Lennar’s blockbuster land deal with Morgan Stanley last year may have had more impact on setting the bar for future land values than most analysts at the time thought it would. That’s one conclusion Mackey O’Donnell draws from the sharp declines in finished lot values that Southern California is experiencing. O’Donnell is president and CEO of Irvine, Calif.–based O’Donnell/Atkins, California’s largest land broker. The accompanying chart is based on data his company culled from closings in 2004 and 2005, and in 2008 from closings and residual analyses of what buyers have been willing to pay for lots.

“The data tell me that what people are willing to pay for finished lots is less than the value of improving them,” says Boyd Martin, a partner with Market Profiles, a consultant and research firm in Santa Ana, Calif., that worked with O’Donnell/Atkins on assembling the chart.

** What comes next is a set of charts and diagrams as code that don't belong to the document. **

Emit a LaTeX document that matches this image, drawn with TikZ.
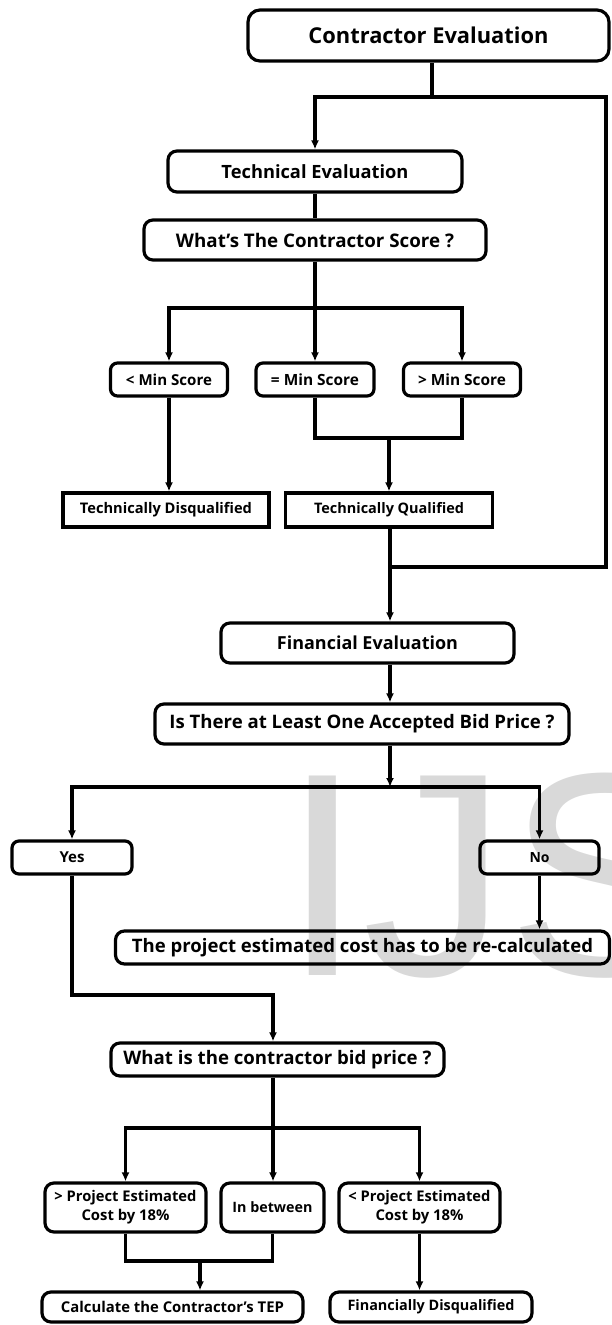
\documentclass[tikz,border=0pt]{standalone}
\usepackage{fontspec}
\usepackage{graphicx}
\setmainfont{Open Sans}
\newfontfamily\wmfont{Liberation Sans}
\usetikzlibrary{arrows.meta}
\newcommand\fitw[2]{\resizebox{#1pt}{!}{#2}}
\tikzset{
  box/.style={draw, line width=3.2pt, rounded corners=9pt, inner sep=0pt, align=center, font=\bfseries},
  sqbox/.style={draw, line width=3.2pt, inner sep=0pt, align=center, font=\bfseries},
  conn/.style={line width=3.4pt},
  arr/.style={line width=3.4pt, -{Latex[length=9pt,width=8pt]}},
}
\begin{document}
\begin{tikzpicture}[x=1pt,y=-1pt]
\useasboundingbox (0,0) rectangle (612,1325);
% watermark
\begin{scope}
\clip (0,0) rectangle (612,1325);
\node[anchor=base west, inner sep=0pt, text=black!15, font=\wmfont\fontsize{290}{290}\selectfont] (wm) at (282,975) {IJS};
\end{scope}
% nodes
\node[box, rounded corners=12pt, minimum width=361pt, minimum height=51pt] (ce) at (428.5,35.5) {\fitw{240}{Contractor Evaluation}};
\node[box, minimum width=294pt, minimum height=41pt] (te) at (315,171.5) {\fitw{187}{Technical Evaluation}};
\node[box, minimum width=342pt, minimum height=40pt] (cs) at (315,240) {\fitw{278}{What's The Contractor Score ?}};
\node[box, rounded corners=7pt, minimum width=117pt, minimum height=33pt] (lt) at (169,379.5) {\fitw{86}{< Min Score}};
\node[box, rounded corners=7pt, minimum width=118pt, minimum height=33pt] (eq) at (315,379.5) {\fitw{88}{= Min Score}};
\node[box, rounded corners=7pt, minimum width=117pt, minimum height=33pt] (gt) at (462,379.5) {\fitw{88}{> Min Score}};
\node[sqbox, minimum width=206pt, minimum height=34pt] (td) at (166,510) {\fitw{172}{Technically Disqualified}};
\node[sqbox, minimum width=207pt, minimum height=34pt] (tq) at (389,510) {\fitw{150}{Technically Qualified}};
\node[box, minimum width=293pt, minimum height=40pt] (fe) at (367.5,643) {\fitw{181}{Financial Evaluation}};
\node[box, minimum width=414pt, minimum height=40pt] (it) at (362,724) {\fitw{385}{Is There at Least One Accepted Bid Price ?}};
\node[box, rounded corners=7pt, minimum width=120pt, minimum height=33pt] (yes) at (72,857.5) {\fitw{25}{Yes}};
\node[box, rounded corners=7pt, minimum width=119pt, minimum height=33pt] (no) at (539.5,857.5) {\fitw{20}{No}};
\node[box, minimum width=494pt, minimum height=33pt] (pr) at (362.5,947.5) {\fitw{461}{The project estimated cost has to be re-calculated}};
\node[box, minimum width=333pt, minimum height=33pt] (wb) at (277.5,1059.5) {\fitw{308}{What is the contractor bid price ?}};
\node[box, font=\bfseries\fontsize{11}{19}\selectfont, minimum width=161pt, minimum height=49pt] (pe1) at (125.5,1207.5) {\fitw{142}{> Project Estimated}\\\fitw{88}{Cost by 18\%}};
\node[box, minimum width=103pt, minimum height=49pt] (ib) at (272.5,1207.5) {\fitw{80}{In between}};
\node[box, font=\bfseries\fontsize{11}{19}\selectfont, minimum width=161pt, minimum height=49pt] (pe2) at (419.5,1207.5) {\fitw{142}{< Project Estimated}\\\fitw{88}{Cost by 18\%}};
\node[box, minimum width=261pt, minimum height=30pt] (ct) at (172.5,1307) {\fitw{223}{Calculate the Contractor's TEP}};
\node[box, minimum width=202pt, minimum height=30pt] (fd) at (431,1307) {\fitw{167}{Financially Disqualified}};
% junction coordinates
\coordinate (j1) at (432,97);
\coordinate (jr) at (606,567);
\coordinate (m2) at (390,567);
\coordinate (j2) at (315,308);
\coordinate (j3) at (389,438);
\coordinate (j4) at (390,787);
\coordinate (j5) at (273,995);
\coordinate (j6) at (273,1128);
\coordinate (j7) at (200,1261);
% connectors
\draw[conn] (ce.south -| j1) -- (j1);
\draw[arr] (j1) -| (te.north);
\draw[conn] (j1) -| (jr) -- (m2);
\draw[conn, line width=4.2pt] (jr |- j1) -- (jr);
\draw[conn] (te) -- (cs);
\draw[conn] (cs.south) -- (j2);
\draw[arr] (j2) -| (lt.north);
\draw[arr] (j2) -- (eq.north);
\draw[arr] (j2) -| (gt.north);
\draw[arr] (lt.south) -- (lt.south |- td.north);
\draw[conn] (eq.south) |- (j3);
\draw[conn] (gt.south) |- (j3);
\draw[arr] (j3) -- (j3 |- tq.north);
\draw[arr] (tq.south -| m2) -- (m2) -- (fe.north -| m2);
\draw[arr] (fe.south -| m2) -- (it.north -| m2);
\draw[arr] (it.south -| m2) -- (j4);
\draw[arr] (j4) -| (yes.north);
\draw[arr] (j4) -| (no.north);
\draw[arr] (no.south) -- (no.south |- pr.north);
\draw[arr] (yes.south) |- (j5) -- (j5 |- wb.north);
\draw[conn] (wb.south -| j6) -- (j6);
\draw[arr] (j6) -- (ib.north -| j6);
\draw[arr] (j6) -| (pe1.north);
\draw[arr] (j6) -| (pe2.north);
\draw[conn] (pe1.south) |- (ib.south |- j7) -- (ib.south);
\draw[arr] (j7) -- (j7 |- ct.north);
\draw[arr] (pe2.south) -- (pe2.south |- fd.north);
\end{tikzpicture}
\end{document}
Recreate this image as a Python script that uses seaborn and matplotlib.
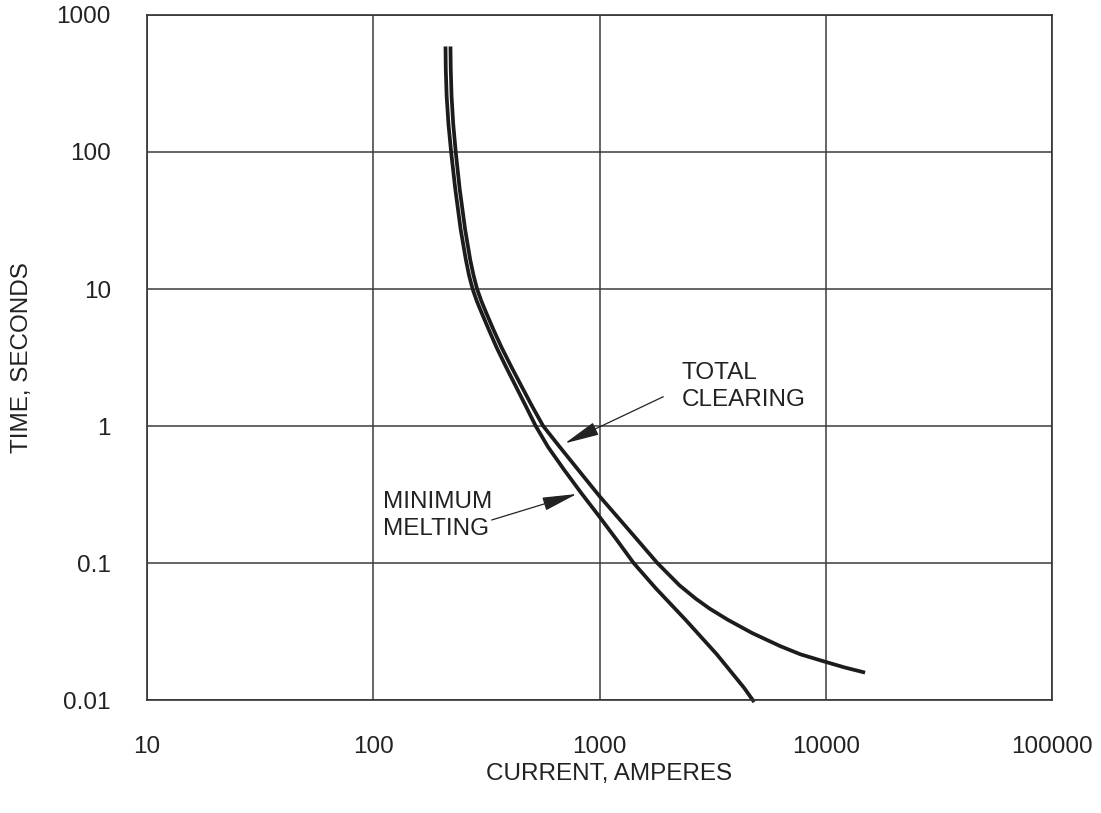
import numpy as np
import pandas as pd
import matplotlib
matplotlib.use("Agg")
import matplotlib.pyplot as plt
import seaborn as sns

# ---------------- data ----------------
min_melt_current = [208.6, 209.2, 211.1, 215.0, 220.9, 230.5, 243.5, 256.7, 264.8,
                    274.9, 286.8, 301.7, 324.8, 350.4, 386.9, 429.0, 473.2, 522.4,
                    592.9, 697.0, 832.0, 992.9, 1188, 1415, 1774, 2401, 3300, 4355, 4826]
min_melt_time = [589.3, 399.4, 254.6, 159.6, 100, 53.5, 27.15, 16.34, 12.68,
                 10, 8.17, 6.67, 5.01, 3.76, 2.683, 1.915, 1.389, 1.0,
                 0.7012, 0.4797, 0.3228, 0.2208, 0.1486, 0.1, 0.06531, 0.03848, 0.02154,
                 0.01227, 0.00966]

total_clear_current = [219.4, 220.1, 221.9, 225.7, 231.5, 241.1, 254.8, 268.3, 277.2,
                       287.7, 300.5, 316.1, 340.6, 368.7, 408.7, 454.9, 504.3, 563.6,
                       668.2, 804.4, 1000, 1344, 1801, 2257, 2660, 3071, 3694, 4725,
                       6301, 7736, 10000, 12150, 14920]
total_clear_time = [589.3, 399.4, 254.6, 159.6, 100, 53.5, 27.15, 16.34, 12.68,
                    10, 8.17, 6.67, 5.01, 3.76, 2.683, 1.915, 1.389, 1.0,
                    0.7012, 0.4797, 0.3073, 0.1752, 0.1, 0.0687, 0.0550, 0.0464, 0.03848,
                    0.03083, 0.02470, 0.02154, 0.01896, 0.01726, 0.01585]

x_ticks = [10, 100, 1000, 10000, 100000]
x_tick_labels = ["10", "100", "1000", "10000", "100000"]
y_ticks = [0.01, 0.1, 1, 10, 100, 1000]
y_tick_labels = ["0.01", "0.1", "1", "10", "100", "1000"]

x_label = "CURRENT, AMPERES"
y_label = "TIME, SECONDS"
label_total = "TOTAL\nCLEARING"
label_min = "MINIMUM\nMELTING"

# ---------------- styling ----------------
sns.set_theme(style="white")
plt.rcParams["font.family"] = ["Liberation Sans", "DejaVu Sans"]

W, H = 1101, 813
fig = plt.figure(figsize=(W / 100, H / 100), dpi=100)
ax_left, ax_right, ax_top, ax_bottom = 147, 1052, 15, 700
ax = fig.add_axes([ax_left / W, 1 - ax_bottom / H, (ax_right - ax_left) / W,
                   (ax_bottom - ax_top) / H])

df = pd.concat([
    pd.DataFrame({"current": min_melt_current, "time": min_melt_time, "curve": "min"}),
    pd.DataFrame({"current": total_clear_current, "time": total_clear_time, "curve": "total"}),
])

curve_color = "#1c1c1c"
for name, sub in df.groupby("curve"):
    sns.lineplot(data=sub, x="current", y="time", ax=ax, sort=False, estimator=None,
                 color=curve_color, linewidth=2.7, legend=False)
for ln in ax.lines:
    ln.set_clip_on(False)
    ln.set_solid_capstyle("butt")
    ln.set_solid_joinstyle("round")

ax.set_xscale("log")
ax.set_yscale("log")
ax.set_xlim(10, 100000)
ax.set_ylim(0.01, 1000)

fs = 17.5
txt_color = "#222222"
ax.set_xticks(x_ticks, x_tick_labels)
ax.set_yticks(y_ticks, y_tick_labels)
ax.minorticks_off()
ax.tick_params(axis="x", length=0, pad=26, labelsize=fs, labelcolor=txt_color)
ax.tick_params(axis="y", length=0, pad=26, labelsize=fs, labelcolor=txt_color)

ax.grid(True, which="major", color="#3c3c3c", linewidth=1.1)
for sp in ax.spines.values():
    sp.set_color("#333333")
    sp.set_linewidth(1.2)
    sp.set_visible(True)

ax.set_xlabel(x_label, fontsize=fs, color=txt_color)
ax.set_ylabel(y_label, fontsize=fs, color=txt_color)
ax.xaxis.set_label_coords(0.5105, -0.092)
ax.yaxis.set_label_coords(-0.126, 0.5)

# annotations (positions in figure pixels -> figure fraction)
def fpos(px, py):
    return (px / W, 1 - py / H)

fig.text(*fpos(681.7, 386.7), label_total, fontsize=fs, color=txt_color,
         ha="left", va="center", linespacing=1.3)
fig.text(*fpos(383.3, 515.9), label_min, fontsize=fs, color=txt_color,
         ha="left", va="center", linespacing=1.3)

arrow_kw = dict(arrowstyle="-|>,head_length=1.8,head_width=0.35", color="#222222",
                lw=0.9, shrinkA=0, shrinkB=0)
ax.annotate("", xy=fpos(565, 443.3), xytext=fpos(663.3, 396.7),
            xycoords="figure fraction", textcoords="figure fraction", arrowprops=arrow_kw)
ax.annotate("", xy=fpos(576.7, 494), xytext=fpos(491.7, 520),
            xycoords="figure fraction", textcoords="figure fraction", arrowprops=arrow_kw)

fig.savefig("out.png", dpi=100, facecolor="white")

O’Donnell agrees with builders and developers who assert that land prices are still falling. In Temecula, Calif., for example, finished lot prices in June 2008, at $125,000, were roughly at 2001 levels. In a presentation on distressed land he delivered in Las Vegas in June, O’Donnell detailed a case study of a land deal his company completed in Chino, Calif., for $20.5 million in 2007. If that land were marked to June 2008 market value, it would have sold for $6.78 million, he ­estimates.

What’s driving this has been the willingness of production builders to mark down lots “quicker and more ­realistically” than lenders have done. The catalysts, he says, include the Morgan-Lennar deal, where the builder sold 11,000 homesites for 40 percent of their $1.3 billion book value; Centex’s sale of 8,500 lots (out of 25,000 it put up for bid) for $161 million, ­compared to their book value of $528 million and their original worth of $900 million; and a land deal by Standard Pacific at the end of its last fiscal year that the builder completed to realize tax benefits. (O’Donnell made his comments before Merrill Lynch, in late July, sold a portfolio of mortgages for what amounted to 22 cents on the dollar.)

O’Donnell believes continued pressure from eroding home prices will drag finished lot values down more before the market hits bottom sometime next year. He also expects public builders to conduct another round of land sales over the next several months to cash in on tax lookbacks for their 2006 earnings. “It will be the last bite at the apple for them.”